With my escape map, candy bar, etc. I started walking down the hedgerow toward a timber growth. The home guard was coming across the field, so I just kept on walking. They called “Hite.” I waved at them and kept on walking. Their second shout brought rifles to the shoulders of two soldiers and my hands to high heaven. While I was being searched I looked up and could maybe eighty or ninety parachutes floating down. The soldiers kept the civilians at bay for they were mostly from bombed-out Bremen and were carrying pitchforks, clubs, etc. They paraded me up a little one-way street of a village named Addrup.
I was glad I wasn’t wearing my Royal Flush flight jacket with the picture of Hitler, Tito, and Mussolini in a toilet bowl being flushed. The number of Germans that spoke English surprised me, and most all had the same question: why did America want to bomb Germany? I would say, “Democracy” and they would yell “Jew-lover” and spit in my face. Two soldiers put me in a wire closure. Later, at dark about fifteen Russians showed up, they were working as forced labor in the farm fields. The Russians would say, “You Roosevelt, me Stalin.” Later, a truck took me to an airfield where in a gymnasium there were well over a hundred US Airmen. We were put on a train to Frankfurt.
How did I bale out of the nose section of a fortress in a dive? Easy. The plexiglass nose cone was gone and all I had to do was miss the vertical fin, wings, props, stabilizers, etc. What happened to Jones the bombardier? I later discovered the German’s found his body without a parachute. The side fuselage door was the other escape exit being used. Gas and fire had been flowing past it and the first and third gunners were burned, but survived. I later saw them at La Havre, France on our way home.
At Frankfurt I was stripped and searched. My clothes were returned to me minus my shoes. I was led to a 3X6 foot cell with a wood platform for a bunk and no covers, but at least the room was warm. During the night they tuned the heat off and I woke up freezing. I began pounding on the door and the guard who spoke some English opened it. I was delighted to see my shoes by the side of my door. I asked him about the heat and he showed me a thermostat and instructed me not to pound on the door for attention but to pull a rope and a wooden arm would rise just above my shoes in the hallway.
After four days of this, plus a bowl of cabbage and potato soup each day, a soldier took me to be interviewed. There I received my first demonstration of a “Heil Hitler Salute” and heel clicking. This German officer acted like he was overjoyed to meet me. He offered me chocolates, cigarettes, his version of “real” friendship. Almost starved, I popped those chocolates as fast as I could. He showed me pictures of B-17s on the ground in England. He knew our squadron leader Blakely just made Major, but what he wanted to know from me was why I was flying with Miner’s crew on their last mission, and what was the target. They were very well informed; he showed me a file that included information on most members of Flanigan’s crew.

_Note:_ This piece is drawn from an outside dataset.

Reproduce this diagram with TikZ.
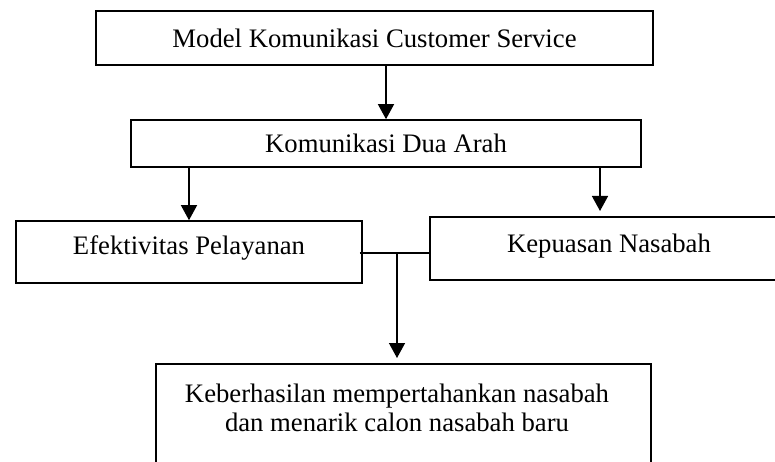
\documentclass[tikz,border=0pt]{standalone}
\usepackage{fontspec}
\setmainfont{Liberation Serif}
\usetikzlibrary{arrows.meta}
\begin{document}
\begin{tikzpicture}[x=1pt,y=-1pt,
  boxst/.style={draw=black,line width=1.6pt,rectangle,inner sep=0pt,
    font=\fontsize{26.7}{30}\selectfont},
  txt/.style={inner sep=0pt,align=center,font=\fontsize{26.7}{29}\selectfont},
  arr/.style={line width=1.4pt,-{Triangle[length=15pt,width=16pt]}},
  conn/.style={line width=1.4pt}]
\useasboundingbox (0,0) rectangle (775,462);
\clip (0,0) rectangle (775,462);
\node[boxst,minimum width=557pt,minimum height=54pt] (box1) at (374.5,38) {Model Komunikasi Customer Service};
\node[boxst,minimum width=510pt,minimum height=47pt] (box2) at (386,143.5) {Komunikasi Dua Arah};
\node[boxst,minimum width=346pt,minimum height=62pt] (eff) at (189,252) {};
\node[txt] (efftxt) at (189,248) {Efektivitas Pelayanan};
\node[boxst,minimum width=360pt,minimum height=63pt] (kep) at (610,248.5) {};
\node[txt] (keptxt) at (609,246) {Kepuasan Nasabah};
\node[boxst,minimum width=495pt,minimum height=120pt] (bot) at (403.5,424) {};
\node[txt] (bottxt) at (397,408) {Keberhasilan mempertahankan nasabah\\dan menarik calon nasabah baru};
\coordinate (k) at (600,211);
\coordinate (j) at (397,253);
\coordinate (b) at (397,358);
\draw[arr] (box1.south -| box2.north) -- (box2.north);
\draw[arr] (box2.south -| eff.north) -- (eff.north);
\draw[arr] (box2.south -| k) -- (k);
\draw[conn] ([xshift=-3pt]eff.east |- j) -- (kep.west |- j);
\draw[arr] (j) -- (b);
\end{tikzpicture}
\end{document}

He kept asking me again about the target so I pointed to a section of Berlin. He blew his top and yelled for the soldiers to take me back to my holding area. The next day brought the same routine without the goodies. I stuck with my story and he yelled that this area couldn’t possible be our target because it was a residential area and was where his family lived. Out again I went, only to have him come to my cell to inform me that I had been telling the truth. He was just informed that he lost his family in one of the raids. Our target on March 6th was a factory about ten miles outside of Berlin.
On the eighth day they released me to the compound. I had my first cold shower and shave. In the mirror, I realized why everyone noticed me. The whites of my eyes were fire red from broken blood veins from the wind rushing through the open nose section. It took almost nine months for my eyes to clear up.
We rode crowded boxcars from Frankfurt to Barth and Stalagluft I. This was on the Baltic Sea, it was freezing cold and snow on the ground. Small world, I was greeted at the barbwire gate by a fellow from my hometown, Washington, Iowa and my ole sidekick Scottie who had been with me off and on since Santa Ana, California. At prison camp I was issued two blankets, a GI overcoat, a mattress cover to be filled with straw, the top bed on a double bunk with boards for springs, and fifteen more roommates in a 12X14 room. The blankets, coat, straw, and I were pretty thin fifteen months later when the Russians liberated us during May, 1945. It was like a dream come true when B-17s arrived to fly us to Reims, France for our first good meal and freedom, although our stomachs could only hold about 4-ounces of food.
My crew began flying the Royal Flush in early September of 1943. The Flush was shot down on its seventy-fifth mission, while flying with its third crew.
I was recalled for Korean Service May of 1951. Separated from the Air Force for the second time September 1953, served in the Air Force reserves and retired as a Major in 1959.